• [What you need to do]
For the copy, please give all of the data again exactly and leave the pictures out.

====================

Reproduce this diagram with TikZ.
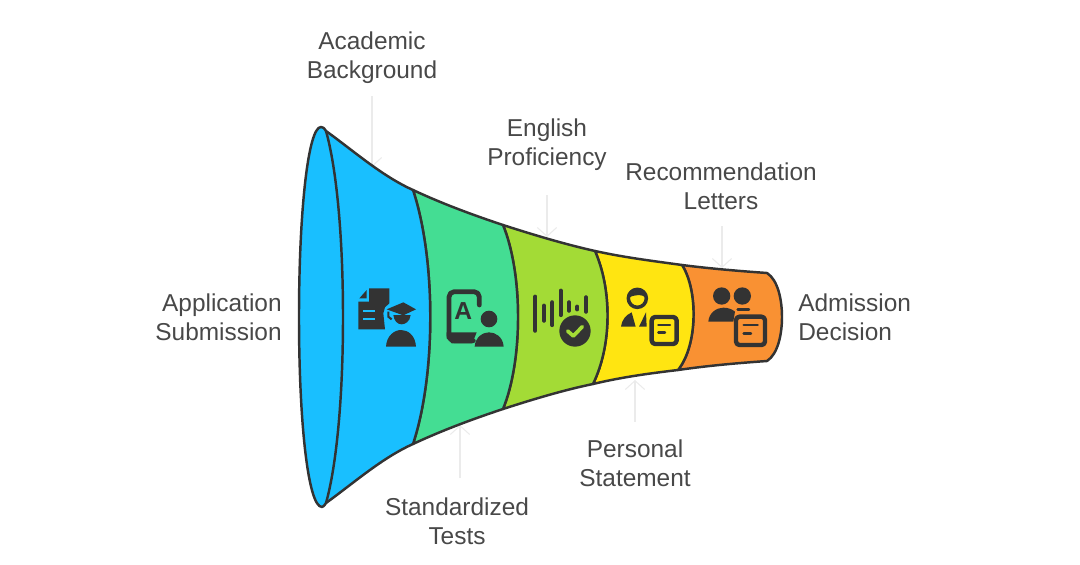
\documentclass[tikz,border=0pt]{standalone}
\usepackage{fontspec}
\setmainfont{Liberation Sans}
\usetikzlibrary{arrows.meta}
\definecolor{myblue}{HTML}{19BFFF}
\definecolor{mygreen}{HTML}{44DD93}
\definecolor{mylime}{HTML}{A3DB36}
\definecolor{myyellow}{HTML}{FFE511}
\definecolor{myorange}{HTML}{F99133}
\definecolor{myink}{HTML}{333333}
\definecolor{mytext}{HTML}{484848}
\definecolor{myleader}{HTML}{EBEBEB}

\begin{document}
\begin{tikzpicture}[
    x=0.02cm, y=-0.02cm,
    % --- styles ---
    label_text/.style={text=mytext, inner sep=0, font=\fontsize{13.9}{16.4}\selectfont},
    leader/.style={draw=myleader, line width=0.6pt, -{Straight Barb[length=5pt,width=11pt]}},
    band/.style={draw=myink, line width=1.4pt, line join=round},
    icon_fill/.style={fill=myink},
    icon_line/.style={draw=myink, line width=2.5pt, line cap=round, line join=round},
    icon_thin/.style={draw=myink, line width=1.4pt, line cap=round},
    icon_bar/.style={draw=myink, line width=2.4pt, line cap=round}
]
\useasboundingbox (0,0) rectangle (1080,565);

% 1. Labels
\node (academic) [label_text, align=center] at (372,57.5) {Academic\\Background};
\node (english) [label_text, align=center] at (547,144.5) {English\\Proficiency};
\node (recommendation) [label_text, align=center] at (721,186.5) {Recommendation\\Letters};
\node (personal) [label_text, align=center] at (635,463.5) {Personal\\Statement};
\node (standardized) [label_text, align=center] at (457,521.5) {Standardized\\Tests};
\node (application) [label_text, align=right, anchor=east] at (282,317.5) {Application\\Submission};
\node (admission) [label_text, align=left, anchor=west] at (798,317.5) {Admission\\Decision};

% 2. Leader tips
\coordinate (academic_tip) at (372,167);
\coordinate (english_tip) at (547,237);
\coordinate (recommendation_tip) at (722,268);
\coordinate (personal_tip) at (635,380);
\coordinate (standardized_tip) at (460,425);

% 3. Leaders
\draw[leader, shorten <=7pt] (academic.south -| academic_tip) -- (academic_tip);
\draw[leader, shorten <=14pt] (english.south) -- (english_tip);
\draw[leader, shorten <=9pt] (recommendation.south -| recommendation_tip) -- (recommendation_tip);
\draw[leader, shorten <=10pt] (personal.north) -- (personal_tip);
\draw[leader, shorten <=11pt] (standardized.north -| standardized_tip) -- (standardized_tip);

% 4. Funnel bands, right to left
\filldraw[band, fill=myorange] (682,265) .. controls (710,268.6) and (739,271) .. (767,273)
  .. controls (778,280) and (782,300) .. (782,317)
  .. controls (782,334) and (778,354) .. (767,361)
  .. controls (739,363) and (710,365.4) .. (678,370)
  .. controls (698,345) and (698,290) .. (682,265) -- cycle;
\filldraw[band, fill=myyellow] (595,251) .. controls (624,257.4) and (653,261) .. (682,265)
  .. controls (698,290) and (698,345) .. (678,370)
  .. controls (653,373) and (624,376.6) .. (593,384)
  .. controls (612,345) and (612,290) .. (595,251) -- cycle;
\filldraw[band, fill=mylime] (503,225) .. controls (534,235) and (564,244) .. (595,251)
  .. controls (612,290) and (612,345) .. (593,384)
  .. controls (564,390) and (534,399) .. (503,409)
  .. controls (523,360) and (523,274) .. (503,225) -- cycle;
\filldraw[band, fill=mygreen] (413,190) .. controls (443,204) and (473,215) .. (503,225)
  .. controls (523,274) and (523,360) .. (503,409)
  .. controls (473,419) and (443,430) .. (413,444)
  .. controls (436,374) and (436,260) .. (413,190) -- cycle;
\filldraw[band, fill=myblue] (326,131) .. controls (355,152) and (382,176) .. (413,190)
  .. controls (436,260) and (436,374) .. (413,444)
  .. controls (382,458) and (355,482) .. (326,503)
  .. controls (324,506) and (323,507) .. (322,507)
  .. controls (308,507) and (299,422) .. (299,317)
  .. controls (299,212) and (308,127) .. (321,127)
  .. controls (323,127) and (324,128) .. (326,131) -- cycle;
\draw[band] (326,131) .. controls (337,170) and (343,240) .. (343,317) .. controls (343,394) and (337,464) .. (326,503);

% 5. Icon: document and graduate
\begin{scope}[shift={(340,270)}, scale=1/3]
\fill[icon_fill] (58,85) -- (80,60) -- (80,85) -- cycle;
\fill[icon_fill] (87,55) -- (148,55) -- (148,100) -- (135,112) -- (130,130) -- (135,178) -- (55,178) -- (55,95) -- (87,95) -- cycle;
\draw[draw=myblue, line width=1.2pt] (70,122) -- (105,122) (70,147) -- (105,147);
\fill[icon_fill] (140,118) -- (190,97) -- (228,118) -- (190,136) -- cycle;
\fill[icon_fill] (160,135) -- (212,135) .. controls (210,155) and (195,163) .. (185,163) .. controls (172,163) and (162,152) .. (160,135) -- cycle;
\draw[draw=myink, line width=1.2pt] (145,125) -- (145,140) -- (155,148);
\fill[icon_fill] (138,230) .. controls (140,195) and (165,180) .. (183,180) .. controls (203,180) and (226,195) .. (228,230) -- cycle;
\end{scope}

% 6. Icon: tablet with letter
\begin{scope}[shift={(340,270)}, scale=1/3]
\draw[icon_line, line width=2.7pt, rounded corners=3pt] (418,105) -- (418,65) -- (327,65) -- (327,212) -- (400,212);
\fill[icon_fill] (320,187) -- (410,187) -- (397,220) -- (335,220) -- (320,205) -- cycle;
\node (letter_a) [text=myink, inner sep=0, font=\fontsize{14}{14}\selectfont\bfseries] at (370,122) {A};
\fill[icon_fill] (447,147) circle (25);
\fill[icon_fill] (404,230) .. controls (406,200) and (430,187) .. (447,187) .. controls (466,187) and (489,200) .. (491,230) -- cycle;
\end{scope}

% 7. Icon: sound bars and check
\begin{scope}[shift={(520,270)}, scale=1/3]
\draw[icon_bar] (46,80) -- (46,182);
\draw[icon_bar] (72,107) -- (72,152);
\draw[icon_bar] (97,97) -- (97,165);
\draw[icon_bar] (122,62) -- (122,135);
\draw[icon_bar] (147,97) -- (147,122);
\draw[icon_bar] (172,110) -- (172,118);
\draw[icon_bar] (198,82) -- (198,125);
\fill[icon_fill] (165,183) circle (47);
\draw[draw=mylime, line width=2.1pt, line cap=round, line join=round] (143,183) -- (160,198) -- (187,170);
\end{scope}

% 8. Icon: person and note
\begin{scope}[shift={(520,270)}, scale=1/3]
\draw[icon_line, line width=2pt] (352,85) circle (27);
\fill[icon_fill] (325,85) .. controls (330,55) and (375,55) .. (380,85) .. controls (370,72) and (340,72) .. (325,85) -- cycle;
\fill[icon_fill] (303,170) .. controls (305,150) and (318,135) .. (335,127) -- (347,170) -- cycle;
\fill[icon_fill] (357,170) -- (378,127) -- (380,170) -- cycle;
\draw[icon_line, rounded corners=2pt] (395,141) rectangle (470,222);
\draw[icon_thin] (415,165) -- (450,165) (415,188) -- (435,188);
\end{scope}

% 9. Icon: two persons and note
\begin{scope}[shift={(695,270)}, scale=1/3]
\fill[icon_fill] (80,78) circle (26);
\fill[icon_fill] (142,78) circle (26);
\fill[icon_fill] (40,155) .. controls (42,128) and (65,113) .. (85,113) .. controls (100,113) and (112,118) .. (120,125) -- (115,155) -- cycle;
\draw[icon_thin] (128,118) -- (162,118);
\draw[icon_line, rounded corners=2pt] (123,140) rectangle (210,225);
\draw[icon_thin] (146,165) -- (188,165) (146,190) -- (168,190);
\end{scope}
\end{tikzpicture}
\end{document}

====================

• [Task answer]
Reproduce this diagram with TikZ.
\documentclass[tikz,border=0pt]{standalone}
\usepackage{fontspec}
\setmainfont{Liberation Sans}
\usetikzlibrary{arrows.meta}
\definecolor{myblue}{HTML}{19BFFF}
\definecolor{mygreen}{HTML}{44DD93}
\definecolor{mylime}{HTML}{A3DB36}
\definecolor{myyellow}{HTML}{FFE511}
\definecolor{myorange}{HTML}{F99133}
\definecolor{myink}{HTML}{333333}
\definecolor{mytext}{HTML}{484848}
\definecolor{myleader}{HTML}{EBEBEB}

\begin{document}
\begin{tikzpicture}[
    x=0.02cm, y=-0.02cm,
    % --- styles ---
    label_text/.style={text=mytext, inner sep=0, font=\fontsize{13.9}{16.4}\selectfont},
    leader/.style={draw=myleader, line width=0.6pt, -{Straight Barb[length=5pt,width=11pt]}},
    band/.style={draw=myink, line width=1.4pt, line join=round},
    icon_fill/.style={fill=myink},
    icon_line/.style={draw=myink, line width=2.5pt, line cap=round, line join=round},
    icon_thin/.style={draw=myink, line width=1.4pt, line cap=round},
    icon_bar/.style={draw=myink, line width=2.4pt, line cap=round}
]
\useasboundingbox (0,0) rectangle (1080,565);

% 1. Labels
\node (academic) [label_text, align=center] at (372,57.5) {Academic\\Background};
\node (english) [label_text, align=center] at (547,144.5) {English\\Proficiency};
\node (recommendation) [label_text, align=center] at (721,186.5) {Recommendation\\Letters};
\node (personal) [label_text, align=center] at (635,463.5) {Personal\\Statement};
\node (standardized) [label_text, align=center] at (457,521.5) {Standardized\\Tests};
\node (application) [label_text, align=right, anchor=east] at (282,317.5) {Application\\Submission};
\node (admission) [label_text, align=left, anchor=west] at (798,317.5) {Admission\\Decision};

% 2. Leader tips
\coordinate (academic_tip) at (372,167);
\coordinate (english_tip) at (547,237);
\coordinate (recommendation_tip) at (722,268);
\coordinate (personal_tip) at (635,380);
\coordinate (standardized_tip) at (460,425);

% 3. Leaders
\draw[leader, shorten <=7pt] (academic.south -| academic_tip) -- (academic_tip);
\draw[leader, shorten <=14pt] (english.south) -- (english_tip);
\draw[leader, shorten <=9pt] (recommendation.south -| recommendation_tip) -- (recommendation_tip);
\draw[leader, shorten <=10pt] (personal.north) -- (personal_tip);
\draw[leader, shorten <=11pt] (standardized.north -| standardized_tip) -- (standardized_tip);

% 4. Funnel bands, right to left
\filldraw[band, fill=myorange] (682,265) .. controls (710,268.6) and (739,271) .. (767,273)
  .. controls (778,280) and (782,300) .. (782,317)
  .. controls (782,334) and (778,354) .. (767,361)
  .. controls (739,363) and (710,365.4) .. (678,370)
  .. controls (698,345) and (698,290) .. (682,265) -- cycle;
\filldraw[band, fill=myyellow] (595,251) .. controls (624,257.4) and (653,261) .. (682,265)
  .. controls (698,290) and (698,345) .. (678,370)
  .. controls (653,373) and (624,376.6) .. (593,384)
  .. controls (612,345) and (612,290) .. (595,251) -- cycle;
\filldraw[band, fill=mylime] (503,225) .. controls (534,235) and (564,244) .. (595,251)
  .. controls (612,290) and (612,345) .. (593,384)
  .. controls (564,390) and (534,399) .. (503,409)
  .. controls (523,360) and (523,274) .. (503,225) -- cycle;
\filldraw[band, fill=mygreen] (413,190) .. controls (443,204) and (473,215) .. (503,225)
  .. controls (523,274) and (523,360) .. (503,409)
  .. controls (473,419) and (443,430) .. (413,444)
  .. controls (436,374) and (436,260) .. (413,190) -- cycle;
\filldraw[band, fill=myblue] (326,131) .. controls (355,152) and (382,176) .. (413,190)
  .. controls (436,260) and (436,374) .. (413,444)
  .. controls (382,458) and (355,482) .. (326,503)
  .. controls (324,506) and (323,507) .. (322,507)
  .. controls (308,507) and (299,422) .. (299,317)
  .. controls (299,212) and (308,127) .. (321,127)
  .. controls (323,127) and (324,128) .. (326,131) -- cycle;
\draw[band] (326,131) .. controls (337,170) and (343,240) .. (343,317) .. controls (343,394) and (337,464) .. (326,503);

% 5. Icon: document and graduate
\begin{scope}[shift={(340,270)}, scale=1/3]
\fill[icon_fill] (58,85) -- (80,60) -- (80,85) -- cycle;
\fill[icon_fill] (87,55) -- (148,55) -- (148,100) -- (135,112) -- (130,130) -- (135,178) -- (55,178) -- (55,95) -- (87,95) -- cycle;
\draw[draw=myblue, line width=1.2pt] (70,122) -- (105,122) (70,147) -- (105,147);
\fill[icon_fill] (140,118) -- (190,97) -- (228,118) -- (190,136) -- cycle;
\fill[icon_fill] (160,135) -- (212,135) .. controls (210,155) and (195,163) .. (185,163) .. controls (172,163) and (162,152) .. (160,135) -- cycle;
\draw[draw=myink, line width=1.2pt] (145,125) -- (145,140) -- (155,148);
\fill[icon_fill] (138,230) .. controls (140,195) and (165,180) .. (183,180) .. controls (203,180) and (226,195) .. (228,230) -- cycle;
\end{scope}

% 6. Icon: tablet with letter
\begin{scope}[shift={(340,270)}, scale=1/3]
\draw[icon_line, line width=2.7pt, rounded corners=3pt] (418,105) -- (418,65) -- (327,65) -- (327,212) -- (400,212);
\fill[icon_fill] (320,187) -- (410,187) -- (397,220) -- (335,220) -- (320,205) -- cycle;
\node (letter_a) [text=myink, inner sep=0, font=\fontsize{14}{14}\selectfont\bfseries] at (370,122) {A};
\fill[icon_fill] (447,147) circle (25);
\fill[icon_fill] (404,230) .. controls (406,200) and (430,187) .. (447,187) .. controls (466,187) and (489,200) .. (491,230) -- cycle;
\end{scope}

% 7. Icon: sound bars and check
\begin{scope}[shift={(520,270)}, scale=1/3]
\draw[icon_bar] (46,80) -- (46,182);
\draw[icon_bar] (72,107) -- (72,152);
\draw[icon_bar] (97,97) -- (97,165);
\draw[icon_bar] (122,62) -- (122,135);
\draw[icon_bar] (147,97) -- (147,122);
\draw[icon_bar] (172,110) -- (172,118);
\draw[icon_bar] (198,82) -- (198,125);
\fill[icon_fill] (165,183) circle (47);
\draw[draw=mylime, line width=2.1pt, line cap=round, line join=round] (143,183) -- (160,198) -- (187,170);
\end{scope}

% 8. Icon: person and note
\begin{scope}[shift={(520,270)}, scale=1/3]
\draw[icon_line, line width=2pt] (352,85) circle (27);
\fill[icon_fill] (325,85) .. controls (330,55) and (375,55) .. (380,85) .. controls (370,72) and (340,72) .. (325,85) -- cycle;
\fill[icon_fill] (303,170) .. controls (305,150) and (318,135) .. (335,127) -- (347,170) -- cycle;
\fill[icon_fill] (357,170) -- (378,127) -- (380,170) -- cycle;
\draw[icon_line, rounded corners=2pt] (395,141) rectangle (470,222);
\draw[icon_thin] (415,165) -- (450,165) (415,188) -- (435,188);
\end{scope}

% 9. Icon: two persons and note
\begin{scope}[shift={(695,270)}, scale=1/3]
\fill[icon_fill] (80,78) circle (26);
\fill[icon_fill] (142,78) circle (26);
\fill[icon_fill] (40,155) .. controls (42,128) and (65,113) .. (85,113) .. controls (100,113) and (112,118) .. (120,125) -- (115,155) -- cycle;
\draw[icon_thin] (128,118) -- (162,118);
\draw[icon_line, rounded corners=2pt] (123,140) rectangle (210,225);
\draw[icon_thin] (146,165) -- (188,165) (146,190) -- (168,190);
\end{scope}
\end{tikzpicture}
\end{document}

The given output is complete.